Copy the listing verbatim, excluding any images found in it.

----

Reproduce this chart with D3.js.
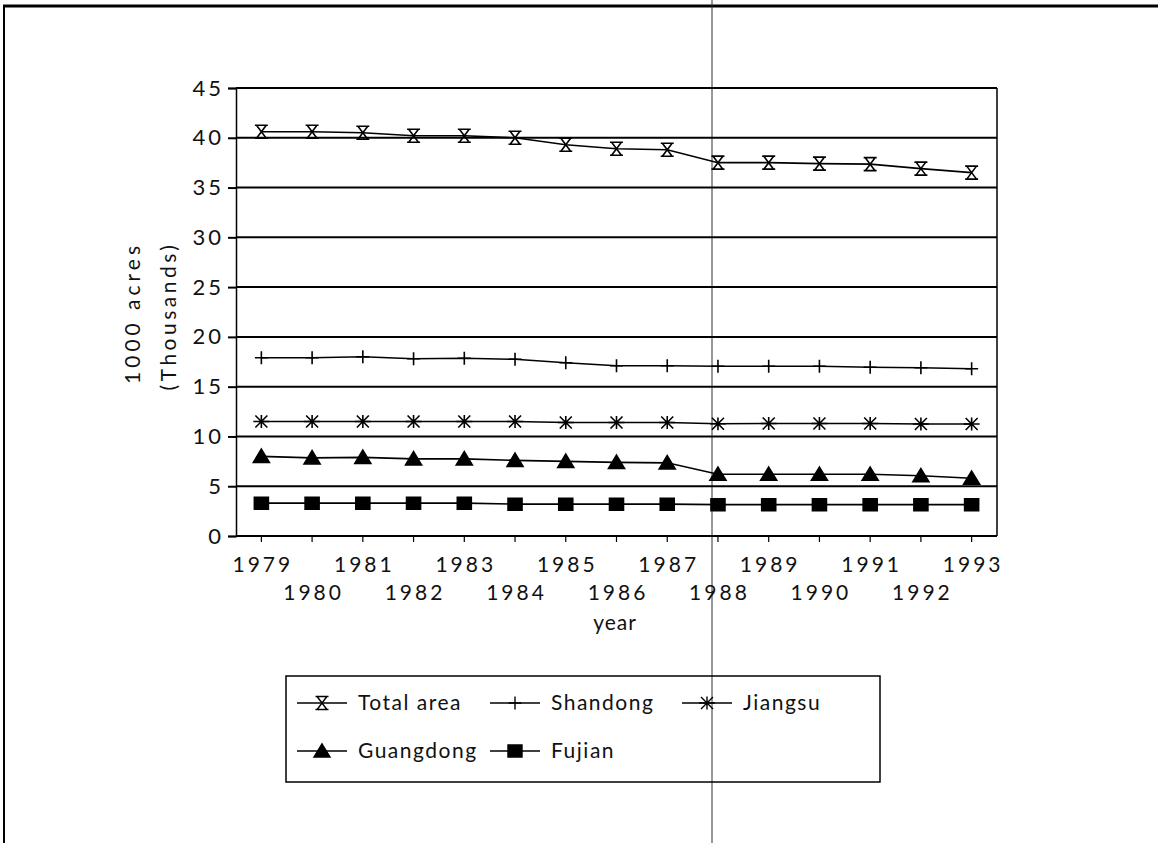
<!DOCTYPE html>
<html>
<head>
<meta charset="utf-8">
<script src="https://cdn.jsdelivr.net/npm/d3@7"></script>
<style>
  body { margin: 0; background: #fff; }
  svg { display: block; }
  text { font-family: Lato, "DejaVu Sans", sans-serif; fill: #111; }
</style>
</head>
<body>
<script>
// data (thousands of 1000 acres)
const years = ["1979","1980","1981","1982","1983","1984","1985","1986","1987","1988","1989","1990","1991","1992","1993"];
const totalArea = [40.6, 40.6, 40.5, 40.2, 40.2, 40.0, 39.3, 38.9, 38.8, 37.5, 37.5, 37.4, 37.35, 36.9, 36.5];
const shandong  = [17.9, 17.9, 18.0, 17.8, 17.85, 17.75, 17.4, 17.1, 17.1, 17.05, 17.05, 17.05, 16.95, 16.9, 16.8];
const jiangsu   = [11.5, 11.5, 11.5, 11.5, 11.5, 11.5, 11.4, 11.4, 11.4, 11.27, 11.3, 11.3, 11.3, 11.25, 11.25];
const guangdong = [8.0, 7.85, 7.9, 7.75, 7.75, 7.6, 7.5, 7.4, 7.35, 6.2, 6.2, 6.2, 6.2, 6.05, 5.8];
const fujian    = [3.3, 3.3, 3.3, 3.3, 3.3, 3.2, 3.2, 3.2, 3.2, 3.15, 3.15, 3.15, 3.15, 3.15, 3.15];
const seriesNames = ["Total area", "Shandong", "Jiangsu", "Guangdong", "Fujian"];
const yTicks = [0, 5, 10, 15, 20, 25, 30, 35, 40, 45];

const series = [totalArea, shandong, jiangsu, guangdong, fujian];

const width = 1158, height = 843;
const marginLeft = 236, marginRight = 161, marginTop = 88, marginBottom = 307;

const x = d3.scaleBand()
    .domain(years)
    .range([marginLeft, width - marginRight]);
const y = d3.scaleLinear()
    .domain([0, 45])
    .range([height - marginBottom, marginTop]);

const svg = d3.select("body").append("svg")
    .attr("width", width)
    .attr("height", height)
    .attr("viewBox", [0, 0, width, height]);

// scanned page edges
svg.append("line").attr("x1", 3).attr("x2", width).attr("y1", 6).attr("y2", 6)
    .attr("stroke", "#000").attr("stroke-width", 3);
svg.append("line").attr("x1", 4).attr("x2", 4).attr("y1", 6).attr("y2", height)
    .attr("stroke", "#000").attr("stroke-width", 2);
svg.append("line").attr("x1", 712).attr("x2", 712).attr("y1", 0).attr("y2", height)
    .attr("stroke", "#333").attr("stroke-width", 1);

// marker shapes
const hourglass = s => `M${-s},${-s}H${s}M${-s},${s}H${s}M${-s*0.75},${-s}L${s*0.75},${s}M${s*0.75},${-s}L${-s*0.75},${s}`;
const plus = s => `M${-s},0H${s}M0,${-s}V${s}`;
const asterisk = s => `M${-s},0H${s}M${-s*0.75},${-s*0.75}L${s*0.75},${s*0.75}M${s*0.75},${-s*0.75}L${-s*0.75},${s*0.75}M0,${-s*0.8}V${s*0.8}`;
const triangle = s => `M0,${-s*0.9}L${s},${s*0.75}H${-s}Z`;
const square = s => `M${-s},${-s*0.85}H${s}V${s*0.85}H${-s}Z`;
const markers = [
  {path: hourglass(6.5), fill: "none"},
  {path: plus(6.5), fill: "none"},
  {path: asterisk(8), fill: "none"},
  {path: triangle(8), fill: "#000"},
  {path: square(7), fill: "#000"}
];

// gridlines + y axis
svg.append("g")
    .attr("transform", `translate(${marginLeft},0)`)
    .call(d3.axisLeft(y).tickValues(yTicks).tickSize(8).tickPadding(4))
    .call(g => g.select(".domain").attr("stroke-width", 1.5))
    .call(g => g.selectAll(".tick line").attr("stroke-width", 2))
    .call(g => g.selectAll(".tick text")
        .attr("font-size", 22).attr("letter-spacing", 3)
        .attr("font-family", "Lato, 'DejaVu Sans', sans-serif"));

svg.append("g")
  .selectAll("line")
  .data(yTicks)
  .join("line")
    .attr("x1", marginLeft).attr("x2", width - marginRight)
    .attr("y1", d => y(d)).attr("y2", d => y(d))
    .attr("stroke", "#000").attr("stroke-width", 2);

// right frame
svg.append("line")
    .attr("x1", width - marginRight).attr("x2", width - marginRight)
    .attr("y1", y(45)).attr("y2", y(0))
    .attr("stroke", "#000").attr("stroke-width", 1.5);

// x axis ticks and staggered labels
const xAxis = svg.append("g")
    .attr("transform", `translate(0,${y(0)})`);
xAxis.selectAll("line")
  .data(years)
  .join("line")
    .attr("x1", d => x(d) + x.bandwidth() / 2).attr("x2", d => x(d) + x.bandwidth() / 2)
    .attr("y1", 0).attr("y2", 6)
    .attr("stroke", "#000").attr("stroke-width", 1.2);
xAxis.selectAll("text")
  .data(years)
  .join("text")
    .attr("x", d => x(d) + x.bandwidth() / 2 + 1.5)
    .attr("y", (d, i) => i % 2 === 0 ? 36 : 64)
    .attr("text-anchor", "middle")
    .attr("font-size", 21)
    .attr("letter-spacing", 3)
    .text(d => d);

svg.append("text")
    .attr("x", 615).attr("y", 630)
    .attr("text-anchor", "middle")
    .attr("font-size", 21)
    .attr("letter-spacing", 1)
    .text("year");

// y title
svg.append("text")
    .attr("transform", "translate(140,313) rotate(-90)")
    .attr("text-anchor", "middle")
    .attr("font-size", 21)
    .attr("letter-spacing", 4)
    .text("1000 acres");
svg.append("text")
    .attr("transform", "translate(176,316) rotate(-90)")
    .attr("text-anchor", "middle")
    .attr("font-size", 21)
    .attr("letter-spacing", 3.5)
    .text("(Thousands)");

// series lines + markers
const line = d3.line()
    .x((d, i) => x(years[i]) + x.bandwidth() / 2)
    .y(d => y(d));

series.forEach((values, k) => {
  svg.append("path")
      .datum(values)
      .attr("fill", "none")
      .attr("stroke", "#000")
      .attr("stroke-width", 1.6)
      .attr("d", line);
  svg.append("g")
    .selectAll("path")
    .data(values)
    .join("path")
      .attr("transform", (d, i) => `translate(${x(years[i]) + x.bandwidth() / 2},${y(d)})`)
      .attr("d", markers[k].path)
      .attr("fill", markers[k].fill)
      .attr("stroke", "#000")
      .attr("stroke-width", 1.6);
});

// legend
const legend = svg.append("g");
legend.append("rect")
    .attr("x", 286).attr("y", 676).attr("width", 594).attr("height", 106)
    .attr("fill", "none").attr("stroke", "#000").attr("stroke-width", 1.5);
const legendPos = [
  {x: 297, y: 703}, {x: 490, y: 703}, {x: 682, y: 703},
  {x: 297, y: 751}, {x: 490, y: 751}
];
seriesNames.forEach((name, k) => {
  const p = legendPos[k];
  const g = legend.append("g").attr("transform", `translate(${p.x},${p.y})`);
  g.append("line").attr("x1", 0).attr("x2", 50).attr("y1", 0).attr("y2", 0)
      .attr("stroke", "#000").attr("stroke-width", 1.4);
  g.append("path")
      .attr("transform", "translate(25,0)")
      .attr("d", markers[k].path)
      .attr("fill", markers[k].fill)
      .attr("stroke", "#000").attr("stroke-width", 1.4);
  g.append("text")
      .attr("x", 61).attr("y", 0).attr("dy", "0.35em")
      .attr("font-size", 21)
      .attr("letter-spacing", 1.5)
      .text(name);
});
</script>
</body>
</html>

----

Solved exercise ::
Reproduce this chart with D3.js.
<!DOCTYPE html>
<html>
<head>
<meta charset="utf-8">
<script src="https://cdn.jsdelivr.net/npm/d3@7"></script>
<style>
  body { margin: 0; background: #fff; }
  svg { display: block; }
  text { font-family: Lato, "DejaVu Sans", sans-serif; fill: #111; }
</style>
</head>
<body>
<script>
// data (thousands of 1000 acres)
const years = ["1979","1980","1981","1982","1983","1984","1985","1986","1987","1988","1989","1990","1991","1992","1993"];
const totalArea = [40.6, 40.6, 40.5, 40.2, 40.2, 40.0, 39.3, 38.9, 38.8, 37.5, 37.5, 37.4, 37.35, 36.9, 36.5];
const shandong  = [17.9, 17.9, 18.0, 17.8, 17.85, 17.75, 17.4, 17.1, 17.1, 17.05, 17.05, 17.05, 16.95, 16.9, 16.8];
const jiangsu   = [11.5, 11.5, 11.5, 11.5, 11.5, 11.5, 11.4, 11.4, 11.4, 11.27, 11.3, 11.3, 11.3, 11.25, 11.25];
const guangdong = [8.0, 7.85, 7.9, 7.75, 7.75, 7.6, 7.5, 7.4, 7.35, 6.2, 6.2, 6.2, 6.2, 6.05, 5.8];
const fujian    = [3.3, 3.3, 3.3, 3.3, 3.3, 3.2, 3.2, 3.2, 3.2, 3.15, 3.15, 3.15, 3.15, 3.15, 3.15];
const seriesNames = ["Total area", "Shandong", "Jiangsu", "Guangdong", "Fujian"];
const yTicks = [0, 5, 10, 15, 20, 25, 30, 35, 40, 45];

const series = [totalArea, shandong, jiangsu, guangdong, fujian];

const width = 1158, height = 843;
const marginLeft = 236, marginRight = 161, marginTop = 88, marginBottom = 307;

const x = d3.scaleBand()
    .domain(years)
    .range([marginLeft, width - marginRight]);
const y = d3.scaleLinear()
    .domain([0, 45])
    .range([height - marginBottom, marginTop]);

const svg = d3.select("body").append("svg")
    .attr("width", width)
    .attr("height", height)
    .attr("viewBox", [0, 0, width, height]);

// scanned page edges
svg.append("line").attr("x1", 3).attr("x2", width).attr("y1", 6).attr("y2", 6)
    .attr("stroke", "#000").attr("stroke-width", 3);
svg.append("line").attr("x1", 4).attr("x2", 4).attr("y1", 6).attr("y2", height)
    .attr("stroke", "#000").attr("stroke-width", 2);
svg.append("line").attr("x1", 712).attr("x2", 712).attr("y1", 0).attr("y2", height)
    .attr("stroke", "#333").attr("stroke-width", 1);

// marker shapes
const hourglass = s => `M${-s},${-s}H${s}M${-s},${s}H${s}M${-s*0.75},${-s}L${s*0.75},${s}M${s*0.75},${-s}L${-s*0.75},${s}`;
const plus = s => `M${-s},0H${s}M0,${-s}V${s}`;
const asterisk = s => `M${-s},0H${s}M${-s*0.75},${-s*0.75}L${s*0.75},${s*0.75}M${s*0.75},${-s*0.75}L${-s*0.75},${s*0.75}M0,${-s*0.8}V${s*0.8}`;
const triangle = s => `M0,${-s*0.9}L${s},${s*0.75}H${-s}Z`;
const square = s => `M${-s},${-s*0.85}H${s}V${s*0.85}H${-s}Z`;
const markers = [
  {path: hourglass(6.5), fill: "none"},
  {path: plus(6.5), fill: "none"},
  {path: asterisk(8), fill: "none"},
  {path: triangle(8), fill: "#000"},
  {path: square(7), fill: "#000"}
];

// gridlines + y axis
svg.append("g")
    .attr("transform", `translate(${marginLeft},0)`)
    .call(d3.axisLeft(y).tickValues(yTicks).tickSize(8).tickPadding(4))
    .call(g => g.select(".domain").attr("stroke-width", 1.5))
    .call(g => g.selectAll(".tick line").attr("stroke-width", 2))
    .call(g => g.selectAll(".tick text")
        .attr("font-size", 22).attr("letter-spacing", 3)
        .attr("font-family", "Lato, 'DejaVu Sans', sans-serif"));

svg.append("g")
  .selectAll("line")
  .data(yTicks)
  .join("line")
    .attr("x1", marginLeft).attr("x2", width - marginRight)
    .attr("y1", d => y(d)).attr("y2", d => y(d))
    .attr("stroke", "#000").attr("stroke-width", 2);

// right frame
svg.append("line")
    .attr("x1", width - marginRight).attr("x2", width - marginRight)
    .attr("y1", y(45)).attr("y2", y(0))
    .attr("stroke", "#000").attr("stroke-width", 1.5);

// x axis ticks and staggered labels
const xAxis = svg.append("g")
    .attr("transform", `translate(0,${y(0)})`);
xAxis.selectAll("line")
  .data(years)
  .join("line")
    .attr("x1", d => x(d) + x.bandwidth() / 2).attr("x2", d => x(d) + x.bandwidth() / 2)
    .attr("y1", 0).attr("y2", 6)
    .attr("stroke", "#000").attr("stroke-width", 1.2);
xAxis.selectAll("text")
  .data(years)
  .join("text")
    .attr("x", d => x(d) + x.bandwidth() / 2 + 1.5)
    .attr("y", (d, i) => i % 2 === 0 ? 36 : 64)
    .attr("text-anchor", "middle")
    .attr("font-size", 21)
    .attr("letter-spacing", 3)
    .text(d => d);

svg.append("text")
    .attr("x", 615).attr("y", 630)
    .attr("text-anchor", "middle")
    .attr("font-size", 21)
    .attr("letter-spacing", 1)
    .text("year");

// y title
svg.append("text")
    .attr("transform", "translate(140,313) rotate(-90)")
    .attr("text-anchor", "middle")
    .attr("font-size", 21)
    .attr("letter-spacing", 4)
    .text("1000 acres");
svg.append("text")
    .attr("transform", "translate(176,316) rotate(-90)")
    .attr("text-anchor", "middle")
    .attr("font-size", 21)
    .attr("letter-spacing", 3.5)
    .text("(Thousands)");

// series lines + markers
const line = d3.line()
    .x((d, i) => x(years[i]) + x.bandwidth() / 2)
    .y(d => y(d));

series.forEach((values, k) => {
  svg.append("path")
      .datum(values)
      .attr("fill", "none")
      .attr("stroke", "#000")
      .attr("stroke-width", 1.6)
      .attr("d", line);
  svg.append("g")
    .selectAll("path")
    .data(values)
    .join("path")
      .attr("transform", (d, i) => `translate(${x(years[i]) + x.bandwidth() / 2},${y(d)})`)
      .attr("d", markers[k].path)
      .attr("fill", markers[k].fill)
      .attr("stroke", "#000")
      .attr("stroke-width", 1.6);
});

// legend
const legend = svg.append("g");
legend.append("rect")
    .attr("x", 286).attr("y", 676).attr("width", 594).attr("height", 106)
    .attr("fill", "none").attr("stroke", "#000").attr("stroke-width", 1.5);
const legendPos = [
  {x: 297, y: 703}, {x: 490, y: 703}, {x: 682, y: 703},
  {x: 297, y: 751}, {x: 490, y: 751}
];
seriesNames.forEach((name, k) => {
  const p = legendPos[k];
  const g = legend.append("g").attr("transform", `translate(${p.x},${p.y})`);
  g.append("line").attr("x1", 0).attr("x2", 50).attr("y1", 0).attr("y2", 0)
      .attr("stroke", "#000").attr("stroke-width", 1.4);
  g.append("path")
      .attr("transform", "translate(25,0)")
      .attr("d", markers[k].path)
      .attr("fill", markers[k].fill)
      .attr("stroke", "#000").attr("stroke-width", 1.4);
  g.append("text")
      .attr("x", 61).attr("y", 0).attr("dy", "0.35em")
      .attr("font-size", 21)
      .attr("letter-spacing", 1.5)
      .text(name);
});
</script>
</body>
</html>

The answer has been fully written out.